Images could be fed almost directly into the model because images are just a big array of pixel values, which are floats between 0 and 1.

But a piece of text has words, and we need to convert those words to numbers. This is done with 2 steps:

Tokenization
Numericalization

The TextDataBunch class does all of that for you.

data_lm = TextDataBunch.from_csv(path, 'texts.csv')

Data can be saved and loaded:

data_lm.save()
data = load_data(path)

Tokenization

Each token is a word, or individual text units.

data = TextClasDataBunch.from_csv(path, 'texts.csv')
data.show_batch()

Words that are extremely rare/unusual will be replaced with the UNK token.

Numericalization

We now convert tokens into integers by creating a list of all words used. The ids to tokens mapping is stored in data.vocab in a dictionary called itos (for int to string). Use data.train_ds to see the training dataset

Again, we can use the DataBlock API with NLP. We can call the tokenize and numericalize steps, allowing more flexibility

data = (TextList.from_csv(path, 'texts.csv', cols='text')
                .split_from_df(col=2)
                .label_from_df(cols=0)
                .databunch())

Language models can use a lot of GPU, so we want to decrease the batch size. Set bs = 48

The reviews are in a training and test set following an imagenet structure. In addition to train and test data, there's an unsup folder that contains unlabelled data.

We’re not going to train a model that classifies the reviews from scratch.
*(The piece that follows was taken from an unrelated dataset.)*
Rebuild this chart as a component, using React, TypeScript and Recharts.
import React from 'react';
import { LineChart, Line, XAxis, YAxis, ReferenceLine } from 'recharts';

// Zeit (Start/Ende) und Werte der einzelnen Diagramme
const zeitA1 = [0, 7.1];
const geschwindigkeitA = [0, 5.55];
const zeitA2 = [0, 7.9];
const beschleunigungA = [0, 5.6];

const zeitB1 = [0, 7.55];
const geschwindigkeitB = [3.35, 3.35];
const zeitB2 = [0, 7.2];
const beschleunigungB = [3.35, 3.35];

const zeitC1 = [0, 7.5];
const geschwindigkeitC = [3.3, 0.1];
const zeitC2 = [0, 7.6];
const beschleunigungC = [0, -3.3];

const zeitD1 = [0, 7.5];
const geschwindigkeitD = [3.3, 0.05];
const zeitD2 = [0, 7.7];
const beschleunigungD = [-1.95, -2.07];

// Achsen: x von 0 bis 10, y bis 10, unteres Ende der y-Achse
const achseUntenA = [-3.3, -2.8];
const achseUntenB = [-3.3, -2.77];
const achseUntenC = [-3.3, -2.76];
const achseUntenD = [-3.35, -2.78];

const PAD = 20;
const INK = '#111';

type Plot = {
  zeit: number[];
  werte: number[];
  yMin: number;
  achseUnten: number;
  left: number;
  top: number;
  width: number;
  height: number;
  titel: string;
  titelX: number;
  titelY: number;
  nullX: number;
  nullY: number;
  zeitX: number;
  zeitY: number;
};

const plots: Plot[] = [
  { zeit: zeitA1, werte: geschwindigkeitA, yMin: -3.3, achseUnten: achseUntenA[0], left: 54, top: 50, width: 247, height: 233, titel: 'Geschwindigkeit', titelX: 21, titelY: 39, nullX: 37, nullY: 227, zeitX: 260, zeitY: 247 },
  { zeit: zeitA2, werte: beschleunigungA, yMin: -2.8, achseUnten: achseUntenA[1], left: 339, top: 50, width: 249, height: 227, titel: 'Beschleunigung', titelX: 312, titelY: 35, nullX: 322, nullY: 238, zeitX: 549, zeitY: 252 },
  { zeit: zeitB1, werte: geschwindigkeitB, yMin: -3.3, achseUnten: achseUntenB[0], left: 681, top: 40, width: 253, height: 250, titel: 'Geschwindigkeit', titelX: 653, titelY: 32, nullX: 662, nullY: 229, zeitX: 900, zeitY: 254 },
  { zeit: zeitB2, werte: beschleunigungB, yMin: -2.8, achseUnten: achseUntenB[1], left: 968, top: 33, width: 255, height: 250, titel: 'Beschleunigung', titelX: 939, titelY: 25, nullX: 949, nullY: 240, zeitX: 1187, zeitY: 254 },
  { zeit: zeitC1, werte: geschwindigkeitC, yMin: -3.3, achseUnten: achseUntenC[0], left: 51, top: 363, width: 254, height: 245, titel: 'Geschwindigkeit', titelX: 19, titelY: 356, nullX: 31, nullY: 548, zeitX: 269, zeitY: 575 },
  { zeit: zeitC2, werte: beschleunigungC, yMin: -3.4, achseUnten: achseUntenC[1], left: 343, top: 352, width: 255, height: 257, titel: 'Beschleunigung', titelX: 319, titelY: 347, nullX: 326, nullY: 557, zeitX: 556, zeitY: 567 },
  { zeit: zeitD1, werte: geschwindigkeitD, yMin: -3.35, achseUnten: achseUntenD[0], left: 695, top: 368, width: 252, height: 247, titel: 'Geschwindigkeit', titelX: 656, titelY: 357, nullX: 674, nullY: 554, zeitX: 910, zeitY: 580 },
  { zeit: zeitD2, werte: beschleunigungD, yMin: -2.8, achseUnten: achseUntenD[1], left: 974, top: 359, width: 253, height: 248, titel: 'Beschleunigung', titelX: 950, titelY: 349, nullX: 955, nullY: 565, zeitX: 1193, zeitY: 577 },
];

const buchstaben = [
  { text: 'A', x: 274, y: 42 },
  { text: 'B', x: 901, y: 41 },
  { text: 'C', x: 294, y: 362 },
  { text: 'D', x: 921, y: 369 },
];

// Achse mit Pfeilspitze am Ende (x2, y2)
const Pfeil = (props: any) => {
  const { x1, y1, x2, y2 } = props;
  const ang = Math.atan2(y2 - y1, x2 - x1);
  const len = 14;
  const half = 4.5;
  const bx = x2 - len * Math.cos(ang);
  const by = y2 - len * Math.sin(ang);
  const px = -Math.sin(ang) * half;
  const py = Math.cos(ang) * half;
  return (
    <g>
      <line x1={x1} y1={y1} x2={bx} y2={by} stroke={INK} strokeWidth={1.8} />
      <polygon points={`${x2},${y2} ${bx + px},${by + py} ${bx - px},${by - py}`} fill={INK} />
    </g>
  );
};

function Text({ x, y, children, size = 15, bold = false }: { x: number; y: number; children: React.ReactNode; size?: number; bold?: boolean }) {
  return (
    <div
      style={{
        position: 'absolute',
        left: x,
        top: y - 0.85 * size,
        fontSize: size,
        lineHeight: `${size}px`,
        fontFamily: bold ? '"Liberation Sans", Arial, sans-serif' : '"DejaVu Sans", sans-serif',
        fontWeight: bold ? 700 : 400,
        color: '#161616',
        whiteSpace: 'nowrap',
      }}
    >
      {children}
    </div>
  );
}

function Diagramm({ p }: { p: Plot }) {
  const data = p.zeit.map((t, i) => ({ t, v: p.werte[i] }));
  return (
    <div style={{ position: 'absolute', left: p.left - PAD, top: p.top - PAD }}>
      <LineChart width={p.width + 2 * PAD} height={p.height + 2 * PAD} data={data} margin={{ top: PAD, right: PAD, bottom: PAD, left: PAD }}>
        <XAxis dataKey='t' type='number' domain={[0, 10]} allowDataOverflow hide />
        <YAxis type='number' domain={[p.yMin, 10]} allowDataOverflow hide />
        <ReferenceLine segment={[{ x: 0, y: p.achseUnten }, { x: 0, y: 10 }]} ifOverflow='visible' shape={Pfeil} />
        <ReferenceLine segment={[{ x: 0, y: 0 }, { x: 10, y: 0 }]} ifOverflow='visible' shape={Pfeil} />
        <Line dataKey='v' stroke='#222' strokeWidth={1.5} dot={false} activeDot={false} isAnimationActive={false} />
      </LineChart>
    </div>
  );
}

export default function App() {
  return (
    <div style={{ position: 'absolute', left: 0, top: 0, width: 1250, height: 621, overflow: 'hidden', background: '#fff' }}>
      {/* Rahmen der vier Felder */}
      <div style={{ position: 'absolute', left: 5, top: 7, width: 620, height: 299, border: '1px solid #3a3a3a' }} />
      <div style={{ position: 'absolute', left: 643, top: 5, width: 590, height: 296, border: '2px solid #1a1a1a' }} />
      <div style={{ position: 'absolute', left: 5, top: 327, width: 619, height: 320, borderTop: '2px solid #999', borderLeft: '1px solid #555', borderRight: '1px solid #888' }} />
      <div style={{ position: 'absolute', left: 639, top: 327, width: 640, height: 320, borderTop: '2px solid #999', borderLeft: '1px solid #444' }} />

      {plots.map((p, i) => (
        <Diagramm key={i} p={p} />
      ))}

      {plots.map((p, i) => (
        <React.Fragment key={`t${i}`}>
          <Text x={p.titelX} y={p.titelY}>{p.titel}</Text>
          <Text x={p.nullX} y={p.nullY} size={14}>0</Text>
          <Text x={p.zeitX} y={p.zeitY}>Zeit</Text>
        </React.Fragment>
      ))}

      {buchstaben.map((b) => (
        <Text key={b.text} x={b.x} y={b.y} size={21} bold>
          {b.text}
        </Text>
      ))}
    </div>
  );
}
Like in computer vision, we’ll use a model pretrained on a bigger dataset (a cleaned subset of wikipedia called wikitext-103). That model has been trained to guess what the next word is, its input being all the previous words. It has a recurrent structure and a hidden state that is updated each time it sees a new word. This hidden state thus contains information about the sentence up to that point.

We still need to fine-tune the pretrained model to our particular dataset. So we use the unlabelled data for this:

data_lm = (TextList.from_folder(path)
           #Inputs: all the text files in path
            .filter_by_folder(include=['train', 'test', 'unsup']) 
           #We may have other temp folders that contain text files so we only keep what's in train and test
            .split_by_rand_pct(0.1)
           #We randomly split and keep 10% (10,000 reviews) for validation
            .label_for_lm()           
           #We want to do a language model so we label accordingly
            .databunch(bs=bs))
data_lm.save('data_lm.pkl')

We use a special kind of TextDataBunch that ignores the labels, shuffles the texts at each epoch before concatenating them all together (only for training), and sends batches that read that text in order with targets that are the next word in the sentence.

We saved the data in data_lm.pkl, so we can load it and see the data:

Use a language_model_learner and follow the same steps for finding the learning rate, running the learner and tuning the lr.